## Start Data supplied

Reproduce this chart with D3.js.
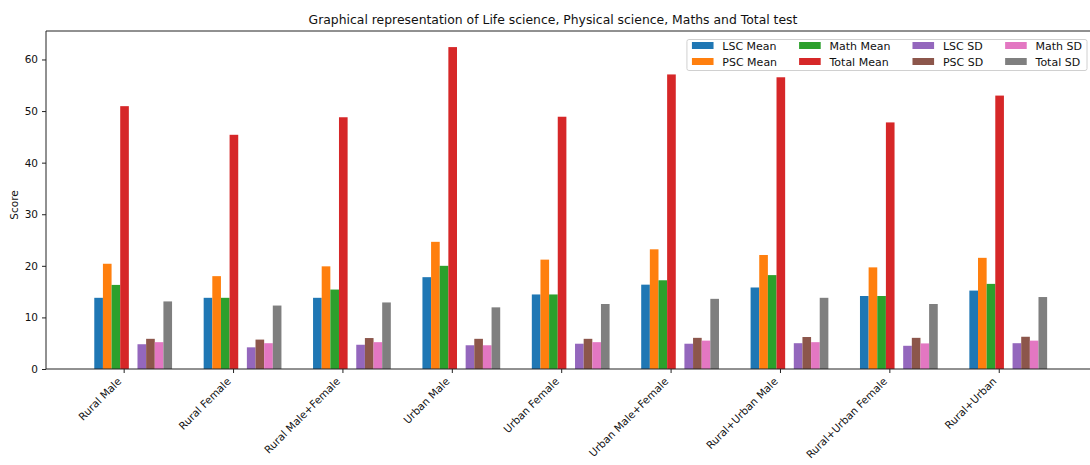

## End Data supplied
## Start Data supplied

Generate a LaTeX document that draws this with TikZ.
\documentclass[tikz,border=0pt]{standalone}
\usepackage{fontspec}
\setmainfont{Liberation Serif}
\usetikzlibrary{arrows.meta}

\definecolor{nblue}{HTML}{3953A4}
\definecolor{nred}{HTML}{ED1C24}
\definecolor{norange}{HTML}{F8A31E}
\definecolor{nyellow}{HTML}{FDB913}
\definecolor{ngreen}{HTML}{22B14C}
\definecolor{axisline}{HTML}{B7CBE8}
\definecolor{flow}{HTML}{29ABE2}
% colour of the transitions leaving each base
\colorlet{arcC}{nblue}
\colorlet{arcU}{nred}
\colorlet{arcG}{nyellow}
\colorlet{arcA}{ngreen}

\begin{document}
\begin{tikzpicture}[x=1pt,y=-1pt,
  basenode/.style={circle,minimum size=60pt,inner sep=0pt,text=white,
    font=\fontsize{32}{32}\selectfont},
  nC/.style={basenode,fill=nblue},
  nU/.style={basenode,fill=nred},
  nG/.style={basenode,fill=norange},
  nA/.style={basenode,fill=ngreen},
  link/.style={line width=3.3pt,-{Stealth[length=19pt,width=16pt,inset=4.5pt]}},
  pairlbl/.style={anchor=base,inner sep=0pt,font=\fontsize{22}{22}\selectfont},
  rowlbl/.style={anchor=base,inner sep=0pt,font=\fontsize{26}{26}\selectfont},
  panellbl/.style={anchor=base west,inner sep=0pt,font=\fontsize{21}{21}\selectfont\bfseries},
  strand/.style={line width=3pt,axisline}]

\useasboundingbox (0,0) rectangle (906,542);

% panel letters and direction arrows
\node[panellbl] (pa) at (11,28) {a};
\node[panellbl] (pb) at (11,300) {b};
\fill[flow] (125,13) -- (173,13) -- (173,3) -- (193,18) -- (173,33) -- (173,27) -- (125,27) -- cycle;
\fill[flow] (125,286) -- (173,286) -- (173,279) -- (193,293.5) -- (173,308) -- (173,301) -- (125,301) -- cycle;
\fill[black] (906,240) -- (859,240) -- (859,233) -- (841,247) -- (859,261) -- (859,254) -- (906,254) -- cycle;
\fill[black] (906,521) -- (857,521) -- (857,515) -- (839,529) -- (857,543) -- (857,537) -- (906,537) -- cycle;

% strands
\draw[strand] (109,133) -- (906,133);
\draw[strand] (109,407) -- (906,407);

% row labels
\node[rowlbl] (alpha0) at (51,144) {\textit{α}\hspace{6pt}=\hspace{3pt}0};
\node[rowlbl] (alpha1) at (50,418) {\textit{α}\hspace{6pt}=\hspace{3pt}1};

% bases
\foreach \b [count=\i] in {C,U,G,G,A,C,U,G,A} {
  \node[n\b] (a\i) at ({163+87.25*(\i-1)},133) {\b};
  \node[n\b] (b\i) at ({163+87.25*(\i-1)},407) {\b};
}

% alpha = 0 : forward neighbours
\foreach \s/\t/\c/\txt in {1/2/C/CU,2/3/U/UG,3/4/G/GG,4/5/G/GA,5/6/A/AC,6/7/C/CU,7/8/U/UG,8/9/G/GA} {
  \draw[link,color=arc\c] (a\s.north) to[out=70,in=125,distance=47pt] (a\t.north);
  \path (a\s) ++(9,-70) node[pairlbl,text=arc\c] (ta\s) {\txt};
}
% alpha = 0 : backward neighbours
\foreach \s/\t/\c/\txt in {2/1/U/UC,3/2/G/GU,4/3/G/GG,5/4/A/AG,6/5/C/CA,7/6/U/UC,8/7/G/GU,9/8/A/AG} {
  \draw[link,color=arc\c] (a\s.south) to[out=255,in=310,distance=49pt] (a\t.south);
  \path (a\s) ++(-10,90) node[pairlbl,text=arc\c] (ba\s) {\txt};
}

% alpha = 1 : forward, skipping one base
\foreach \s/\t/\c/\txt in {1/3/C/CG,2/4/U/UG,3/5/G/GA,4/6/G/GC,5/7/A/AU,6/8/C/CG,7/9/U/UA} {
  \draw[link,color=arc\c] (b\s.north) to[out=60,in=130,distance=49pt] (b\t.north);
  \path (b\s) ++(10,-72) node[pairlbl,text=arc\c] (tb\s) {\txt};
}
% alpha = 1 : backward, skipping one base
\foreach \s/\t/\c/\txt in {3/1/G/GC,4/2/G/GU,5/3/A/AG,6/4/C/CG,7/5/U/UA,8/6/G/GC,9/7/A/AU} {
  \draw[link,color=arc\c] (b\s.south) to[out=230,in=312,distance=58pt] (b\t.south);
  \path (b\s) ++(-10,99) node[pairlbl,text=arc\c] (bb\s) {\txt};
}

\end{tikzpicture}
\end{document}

## End Data supplied
## Start Data supplied

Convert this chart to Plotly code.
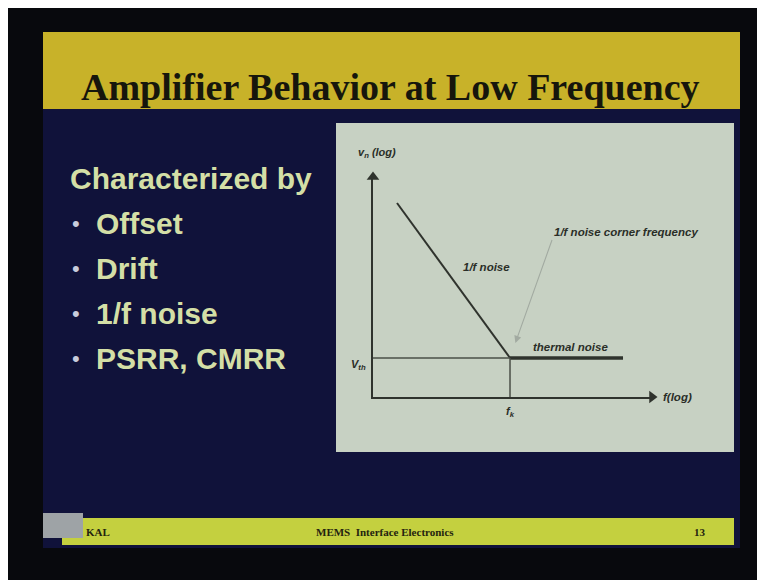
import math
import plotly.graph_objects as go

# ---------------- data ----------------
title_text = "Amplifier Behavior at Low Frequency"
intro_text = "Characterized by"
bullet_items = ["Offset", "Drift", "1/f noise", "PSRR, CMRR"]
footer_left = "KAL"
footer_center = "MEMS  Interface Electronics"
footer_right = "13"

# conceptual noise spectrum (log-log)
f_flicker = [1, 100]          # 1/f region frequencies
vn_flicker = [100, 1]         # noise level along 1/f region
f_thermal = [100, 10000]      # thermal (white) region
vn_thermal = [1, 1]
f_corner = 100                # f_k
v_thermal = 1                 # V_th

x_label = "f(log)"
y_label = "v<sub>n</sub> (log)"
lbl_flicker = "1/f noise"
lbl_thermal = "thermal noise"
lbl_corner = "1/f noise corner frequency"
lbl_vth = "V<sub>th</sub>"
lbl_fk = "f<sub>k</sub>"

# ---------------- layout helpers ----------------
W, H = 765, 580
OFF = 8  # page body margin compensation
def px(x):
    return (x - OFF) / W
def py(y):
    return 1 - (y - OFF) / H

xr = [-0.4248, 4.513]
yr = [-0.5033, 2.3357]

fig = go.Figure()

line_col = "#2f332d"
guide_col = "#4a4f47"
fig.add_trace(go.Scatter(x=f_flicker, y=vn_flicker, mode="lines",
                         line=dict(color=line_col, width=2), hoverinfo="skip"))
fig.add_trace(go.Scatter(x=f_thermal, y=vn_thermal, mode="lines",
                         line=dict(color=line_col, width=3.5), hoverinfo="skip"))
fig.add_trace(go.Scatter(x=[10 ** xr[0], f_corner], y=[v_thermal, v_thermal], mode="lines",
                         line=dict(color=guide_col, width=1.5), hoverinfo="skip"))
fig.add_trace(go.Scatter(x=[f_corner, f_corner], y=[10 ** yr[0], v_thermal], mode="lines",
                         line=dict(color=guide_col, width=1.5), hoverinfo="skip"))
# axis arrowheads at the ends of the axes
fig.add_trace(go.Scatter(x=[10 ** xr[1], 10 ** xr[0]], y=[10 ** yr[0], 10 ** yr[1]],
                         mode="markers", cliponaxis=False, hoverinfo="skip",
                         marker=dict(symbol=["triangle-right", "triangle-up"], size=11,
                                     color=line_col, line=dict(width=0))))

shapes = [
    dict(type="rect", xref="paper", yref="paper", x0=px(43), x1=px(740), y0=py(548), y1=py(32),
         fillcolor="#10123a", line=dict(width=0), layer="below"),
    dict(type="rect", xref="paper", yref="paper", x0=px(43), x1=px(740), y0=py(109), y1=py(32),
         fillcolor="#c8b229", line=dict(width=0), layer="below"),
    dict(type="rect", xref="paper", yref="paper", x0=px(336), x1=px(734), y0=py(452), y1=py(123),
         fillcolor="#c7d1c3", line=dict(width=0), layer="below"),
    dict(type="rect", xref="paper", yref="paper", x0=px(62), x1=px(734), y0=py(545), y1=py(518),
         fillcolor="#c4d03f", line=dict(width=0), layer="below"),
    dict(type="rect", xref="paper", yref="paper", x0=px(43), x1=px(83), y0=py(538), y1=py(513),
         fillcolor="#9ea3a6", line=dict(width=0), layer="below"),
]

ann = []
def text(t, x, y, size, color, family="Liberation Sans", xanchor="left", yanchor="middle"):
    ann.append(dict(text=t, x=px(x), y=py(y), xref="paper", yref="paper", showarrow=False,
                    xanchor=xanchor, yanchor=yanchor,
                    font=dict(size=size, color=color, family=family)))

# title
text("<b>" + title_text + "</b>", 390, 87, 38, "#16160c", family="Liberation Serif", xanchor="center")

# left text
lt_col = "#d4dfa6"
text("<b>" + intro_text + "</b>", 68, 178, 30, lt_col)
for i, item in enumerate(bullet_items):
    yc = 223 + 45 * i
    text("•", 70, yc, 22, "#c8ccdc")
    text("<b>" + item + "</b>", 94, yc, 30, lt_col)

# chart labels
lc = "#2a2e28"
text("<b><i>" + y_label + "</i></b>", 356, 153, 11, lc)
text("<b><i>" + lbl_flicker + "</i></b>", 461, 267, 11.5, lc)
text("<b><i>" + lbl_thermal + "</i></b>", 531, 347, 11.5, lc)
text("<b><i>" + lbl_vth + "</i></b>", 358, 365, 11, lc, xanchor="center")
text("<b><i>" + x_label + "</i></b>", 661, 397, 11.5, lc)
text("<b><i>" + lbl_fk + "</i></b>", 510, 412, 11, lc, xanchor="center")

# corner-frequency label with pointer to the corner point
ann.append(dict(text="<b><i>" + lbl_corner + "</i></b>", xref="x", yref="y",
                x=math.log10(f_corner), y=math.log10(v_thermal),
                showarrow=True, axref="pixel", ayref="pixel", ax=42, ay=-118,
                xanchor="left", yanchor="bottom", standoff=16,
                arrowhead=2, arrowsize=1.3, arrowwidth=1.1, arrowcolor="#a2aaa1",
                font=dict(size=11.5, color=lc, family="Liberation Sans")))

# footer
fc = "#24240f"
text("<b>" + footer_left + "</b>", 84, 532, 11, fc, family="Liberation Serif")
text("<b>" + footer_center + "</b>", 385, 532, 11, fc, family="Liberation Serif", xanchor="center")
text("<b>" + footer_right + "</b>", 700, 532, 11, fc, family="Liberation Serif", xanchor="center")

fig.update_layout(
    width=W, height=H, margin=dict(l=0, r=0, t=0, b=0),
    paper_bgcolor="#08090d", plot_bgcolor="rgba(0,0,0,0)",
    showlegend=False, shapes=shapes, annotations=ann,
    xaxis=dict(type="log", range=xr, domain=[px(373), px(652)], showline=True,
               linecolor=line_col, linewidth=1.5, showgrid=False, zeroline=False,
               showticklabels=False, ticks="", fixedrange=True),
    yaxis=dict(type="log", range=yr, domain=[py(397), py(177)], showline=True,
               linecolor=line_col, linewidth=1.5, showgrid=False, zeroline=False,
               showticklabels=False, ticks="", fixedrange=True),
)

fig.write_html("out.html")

## End Data supplied

* [Exercise] Pick out each line that holds the string "this".

* [Task answer]
Reproduce this chart with D3.js.
Generate a LaTeX document that draws this with TikZ.
Convert this chart to Plotly code.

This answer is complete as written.